Franchising Vs. Licensing: What's the Difference?
When you're considering opening a Canadian business via an established brand, you've probably run across the terms "licensing" and "franchising." These two business models are not the same, and it's important to understand the differences.
In the most basic terms, the biggest difference is the amount of support you'll get. With a franchise, you'll likely receive support in training, marketing, site selection and other areas, whereas a licensing agreement provides little or no support at all. Learn more about these two business models so you can make the right choice for you.
Franchising in a nutshell
Generally, a business starts franchising once its business model is proven and its brand has some type of recognition at the regional level or higher.
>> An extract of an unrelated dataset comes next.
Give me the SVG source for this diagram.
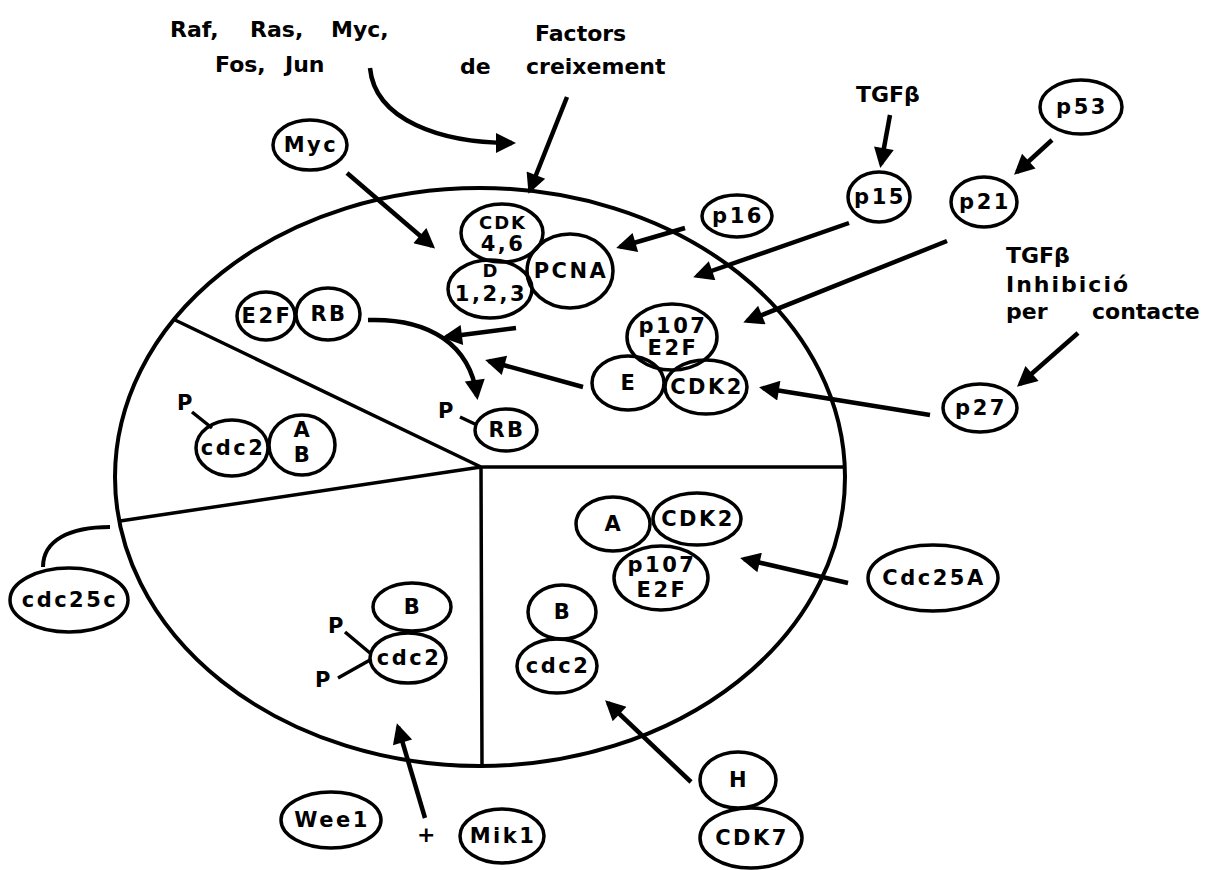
<svg xmlns="http://www.w3.org/2000/svg" width="1219" height="870" viewBox="0 0 1219 870">
<defs>
<marker id="ah" viewBox="0 0 10 10" refX="8" refY="5" markerWidth="26" markerHeight="20" markerUnits="userSpaceOnUse" orient="auto">
<path d="M0,0 L10,5 L0,10 z" fill="#000"/>
</marker>
<style>
.o{fill:none;stroke:#000;stroke-width:3.5}
.t{font-family:"DejaVu Sans",sans-serif;font-weight:bold;font-size:21px;letter-spacing:2.5px;fill:#000;text-anchor:middle}
.s{font-size:18px;letter-spacing:2px}
.h{font-family:"DejaVu Sans",sans-serif;font-weight:bold;font-size:22px;fill:#000}
.c{fill:none;stroke:#000;stroke-width:4}
.a{fill:none;stroke:#000;stroke-width:4.5;marker-end:url(#ah)}
.l{fill:none;stroke:#000;stroke-width:3.5}
</style>
</defs>
<rect width="1219" height="870" fill="#fff"/>

<g id="cycle">
<ellipse cx="480" cy="477" rx="365" ry="289" fill="none" stroke="#000" stroke-width="4"/>
<path class="l" d="M481,467 L175,320 M481,467 L843,467 M481,467 L482,766 M481,467 L120,521" stroke-width="4"/>
</g>

<g id="labels">
<text class="h" x="170" y="37">Raf,</text>
<text class="h" x="250" y="37">Ras,</text>
<text class="h" x="331" y="37">Myc,</text>
<text class="h" x="215" y="72">Fos,</text>
<text class="h" x="285" y="72">Jun</text>
<text class="h" x="535" y="41">Factors</text>
<text class="h" x="460" y="74">de</text>
<text class="h" x="526" y="74">creixement</text>
<text class="h" x="856" y="102">TGFβ</text>
<text class="h" x="1006" y="263">TGFβ</text>
<text class="h" x="1006" y="292" letter-spacing="2">Inhibició</text>
<text class="h" x="1006" y="319">per</text>
<text class="h" x="1092" y="319">contacte</text>
<text class="h" x="417" y="842">+</text>
</g>

<g id="connectors">
<path class="a" d="M370,68 C375,120 440,143 512,143"/>
<path class="a" d="M567,97 L530,190"/>
<path class="a" d="M347,173 L432,246"/>
<path class="a" d="M685,228 L620,247"/>
<path class="a" d="M890,115 L881,164"/>
<path class="a" d="M849,223 L697,276"/>
<path class="a" d="M1052,140 L1017,172"/>
<path class="a" d="M947,241 L747,321"/>
<path class="a" d="M1078,333 L1020,384"/>
<path class="a" d="M930,415 L763,388"/>
<path class="a" d="M516,328 L446,337"/>
<path class="a" d="M583,387 L489,361"/>
<path class="a" d="M368,320 C430,318 470,345 477,396"/>
<path class="a" d="M848,583 L744,559"/>
<path class="a" d="M691,782 L608,703"/>
<path class="a" d="M425,818 L398,727"/>
<path class="c" d="M43,567 C43,540 70,527 110,527" stroke-width="3.5"/>
<path class="l" d="M460,417 L477,425 M192,412 L212,428 M345,632 L370,653 M338,678 L370,660"/>
</g>

<g id="myc"><ellipse class="o" cx="310" cy="145" rx="37" ry="25"/><text class="t" x="311" y="152">Myc</text></g>
<g id="cdk46"><ellipse class="o" cx="502" cy="233" rx="41" ry="29"/><text class="t s" x="503" y="229">CDK</text><text class="t" x="503" y="251">4,6</text></g>
<g id="d123"><ellipse class="o" cx="490" cy="289" rx="42" ry="29"/><text class="t s" x="491" y="277">D</text><text class="t" x="491" y="301">1,2,3</text></g>
<g id="pcna"><ellipse class="o" cx="570" cy="271" rx="43" ry="37"/><text class="t" x="571" y="278">PCNA</text></g>
<g id="p16"><ellipse class="o" cx="737" cy="216" rx="35" ry="21"/><text class="t" x="738" y="223">p16</text></g>
<g id="p15"><ellipse class="o" cx="879" cy="197" rx="31" ry="25"/><text class="t" x="880" y="204">p15</text></g>
<g id="p21"><ellipse class="o" cx="984" cy="202" rx="33" ry="25"/><text class="t" x="985" y="209">p21</text></g>
<g id="p53"><ellipse class="o" cx="1081" cy="107" rx="41" ry="27"/><text class="t" x="1082" y="114">p53</text></g>
<g id="p27"><ellipse class="o" cx="980" cy="408" rx="37" ry="24"/><text class="t" x="981" y="415">p27</text></g>
<g id="e2f"><ellipse class="o" cx="266" cy="316" rx="29" ry="24"/><text class="t" x="267" y="323">E2F</text></g>
<g id="rb"><ellipse class="o" cx="328" cy="314" rx="32" ry="26"/><text class="t" x="329" y="321">RB</text></g>
<g id="p107a"><ellipse class="o" cx="672" cy="337" rx="45" ry="33"/><text class="t" x="673" y="333">p107</text><text class="t" x="673" y="355">E2F</text></g>
<g id="e"><ellipse class="o" cx="628" cy="383" rx="36" ry="27"/><text class="t" x="629" y="390">E</text></g>
<g id="cdk2a"><ellipse class="o" cx="706" cy="387" rx="41" ry="27"/><text class="t" x="707" y="394">CDK2</text></g>
<g id="prb"><text class="t" x="447" y="418">P</text><ellipse class="o" cx="506" cy="430" rx="31" ry="21"/><text class="t" x="507" y="437">RB</text></g>
<g id="cdc2ab"><text class="t" x="186" y="410">P</text><ellipse class="o" cx="232" cy="448" rx="36" ry="28"/><text class="t" x="233" y="455">cdc2</text><ellipse class="o" cx="302" cy="445" rx="33" ry="30"/><text class="t" x="303" y="437">A</text><text class="t" x="303" y="462">B</text></g>
<g id="cdc25c"><ellipse class="o" cx="69" cy="600" rx="59" ry="32"/><text class="t" x="70" y="607">cdc25c</text></g>
<g id="bcdc2m"><ellipse class="o" cx="412" cy="607" rx="39" ry="24"/><text class="t" x="413" y="614">B</text><ellipse class="o" cx="408" cy="658" rx="38" ry="25"/><text class="t" x="409" y="665">cdc2</text><text class="t" x="337" y="633">P</text><text class="t" x="324" y="687">P</text></g>
<g id="wee1"><ellipse class="o" cx="331" cy="820" rx="50" ry="28"/><text class="t" x="332" y="827">Wee1</text></g>
<g id="mik1"><ellipse class="o" cx="502" cy="836" rx="42" ry="27"/><text class="t" x="503" y="843">Mik1</text></g>
<g id="a"><ellipse class="o" cx="613" cy="524" rx="37" ry="27"/><text class="t" x="614" y="531">A</text></g>
<g id="cdk2b"><ellipse class="o" cx="697" cy="519" rx="44" ry="26"/><text class="t" x="698" y="526">CDK2</text></g>
<g id="p107b"><ellipse class="o" cx="661" cy="578" rx="47" ry="32"/><text class="t" x="662" y="572">p107</text><text class="t" x="662" y="597">E2F</text></g>
<g id="cdc25a"><ellipse class="o" cx="933" cy="578" rx="65" ry="33"/><text class="t" x="934" y="585">Cdc25A</text></g>
<g id="bcdc2g"><ellipse class="o" cx="562" cy="612" rx="34" ry="27"/><text class="t" x="563" y="619">B</text><ellipse class="o" cx="557" cy="666" rx="40" ry="27"/><text class="t" x="558" y="673">cdc2</text></g>
<g id="h"><ellipse class="o" cx="738" cy="780" rx="38" ry="28"/><text class="t" x="739" y="787">H</text></g>
<g id="cdk7"><ellipse class="o" cx="751" cy="838" rx="51" ry="30"/><text class="t" x="752" y="845">CDK7</text></g>
</svg>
This lets you leverage both the brand's name and its systems, which are already in use.
However, you do have to run your franchise in the way the franchisor determines as the franchisor has control over the intellectual property (the brand) and some aspects of the franchise business operations. You use your capital to start the business, but the franchisor supplies the knowledge needed to run the business according to their model.
The lowdown on licensing
In a licensing model, you're paying to use the intellectual property but you can run your business however you choose. The brand you're licensing from may detail how their property can be used, but they won't provide a business model or support as you would receive from a franchisor.
License agreements are frequently used between a current business owner and a brand when the owner wants to expand a product line and the lack of support isn't a big deal.
Which way to go
The best model for you will depend on your situation, how much control you want to retain over the business, and how much support you need. A licensing agreement is often less expensive and doesn't take as long to put into place as a franchise agreement, but it also comes without the support and other benefits a franchisor provides. Legal protection is another consideration. There are specific franchise laws in some Canadian provinces that protect franchises, but a license agreement may not fall under these laws.
As with any other business opportunity, do your research before committing to any franchise or license agreement. Both of these will impact your bottom line, so it pays to be as informed as possible.